On Thursday, he increased the workload to participating in the team setting throughout, up until he asked out of the final series, reaching his limit.

“I’m getting close,” said Armstead, who missed nine games with the New Orleans Saints in 2021 due to knee and elbow injuries. “Trying to be conscious of load. I get in there and I’m having fun, it’s hard to be conscious of sticking to the plan, sticking to the load. I just ain’t want to go overboard dealing with some pain. Just time to be smart right now. It’s still August.

He didn’t merely go through the motions either. Armstead pancaked Buccaneers defensive lineman Logan Hall on one play. On Wednesday, he was seen in a 1-on-1 setting getting the best of Tampa outside linebacker Joe Tryon-Shoyinka, a 2021 first-round pick.

“A lot of impressive work [against] a damn good D-line over there, too, championship-caliber D-line,” Armstead said of how the offensive line performed as a whole. “It was great to get those looks, styles of play that was different. We did a lot of really good things, improved in communication. Excited about that. Technique-wise, I’ve seen some guys implement some things that they were struggling with early in camp.”

If Armstead can remain healthy and be the bulldozer of a run-blocker and solid pass protector he’s been for years in New Orleans, he could emulate something close to what new Dolphins coach Mike McDaniel had in San Francisco with Trent Williams, widely considered the NFL’s top left tackle.

The wide-zone blocking scheme McDaniel is implementing in Miami is new to most of the linemen, but as the Dolphins blockers grow further in tune with it, there is a belief the unit can be productive.

“We’ve got a chance to be really dangerous in that run game,” Armstead said. “We got to get more reps.

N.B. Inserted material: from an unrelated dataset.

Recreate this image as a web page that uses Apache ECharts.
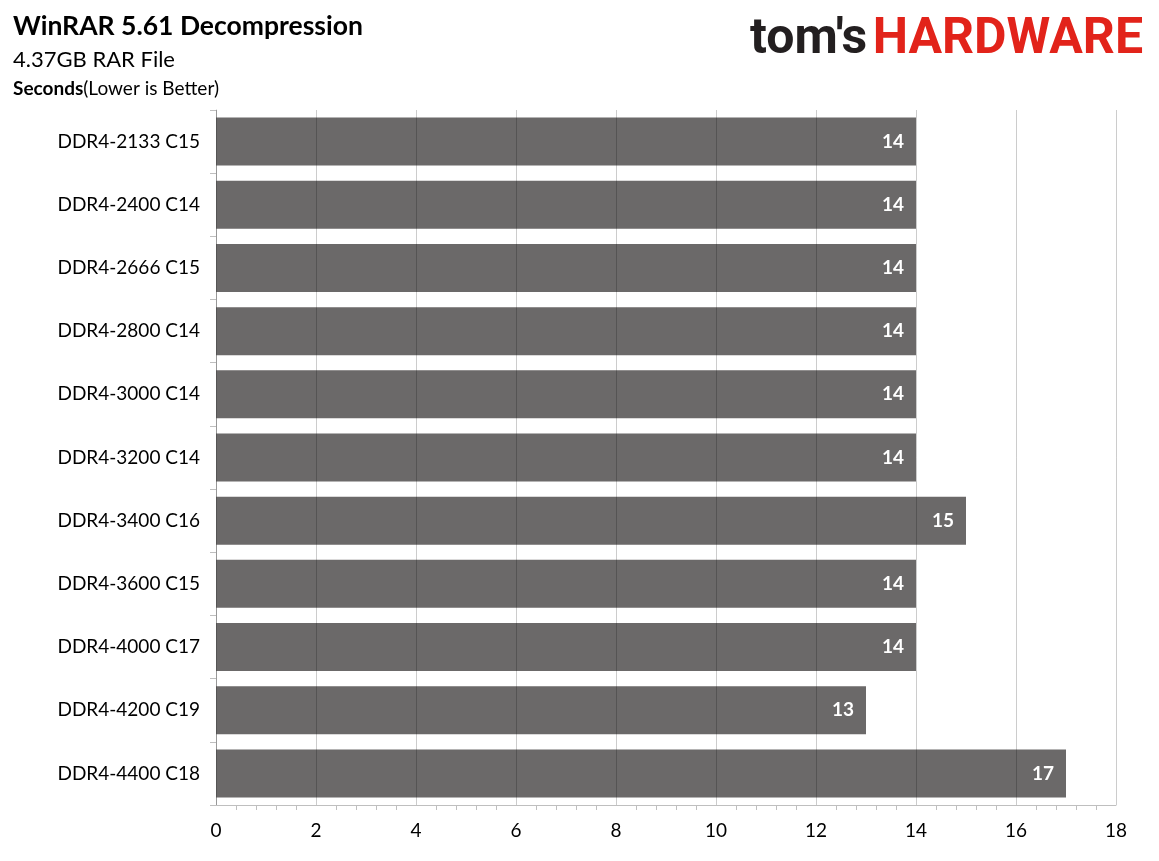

It’s a different scheme for me and a lot of others, running backs getting on track — besides Raheem [Mostert]; he knows the offense inside and out — but it’s a scheme where you need to get reps to know where you fit, where the running back’s trying to go, the landmarks and stuff. That’s something we’re going to continuously work on and improve. Once we get to a place of comfort in that landmark and scheme, it’s going to be a real weapon for us.”

Given Armstead’s big workday on Thursday, it may be unlikely he plays in Saturday night’s exhibition at Raymond James Stadium. He hasn’t played preseason games the last several years with the Saints, and McDaniel indicated on Thursday he take a cautious approach with some veterans and possibly rest quarterback Tua Tagovailoa. If called upon by McDaniel, Armstead sees value in participating.

“We all need work, everybody,” he said. “You never get to a place where you just got it or are perfect. It’s always a progression, so whatever Coach feels like that is, we’re going to roll with it.”

Should Armstead get injured during the regular season, it could be troublesome for the Dolphins with Greg Little and Larnel Coleman the backup tackles on the depth chart. Armstead, however, feels the two youngsters have improved off of early struggles.

“I’ve been impressed with those two,” he said. “They’ve made huge strides, probably the most, I would say, respectively have made the most strides in this short period of time of camp.

“Greg is strong. He’s young, but he’s a veteran, so he’s played a lot of football. He’s experienced. Larnel’s got a lot of tools – his length, his strength, an intelligent player. Just trying to clean up technique things with both. Getting those guys comfortable and confident in the scheme so they can play fast.”

Armstead also said he likes what he has seen out of the right side of the line between tackle Austin Jackson, making a move from left tackle and left guard the past two seasons, and guard Robert Hunt.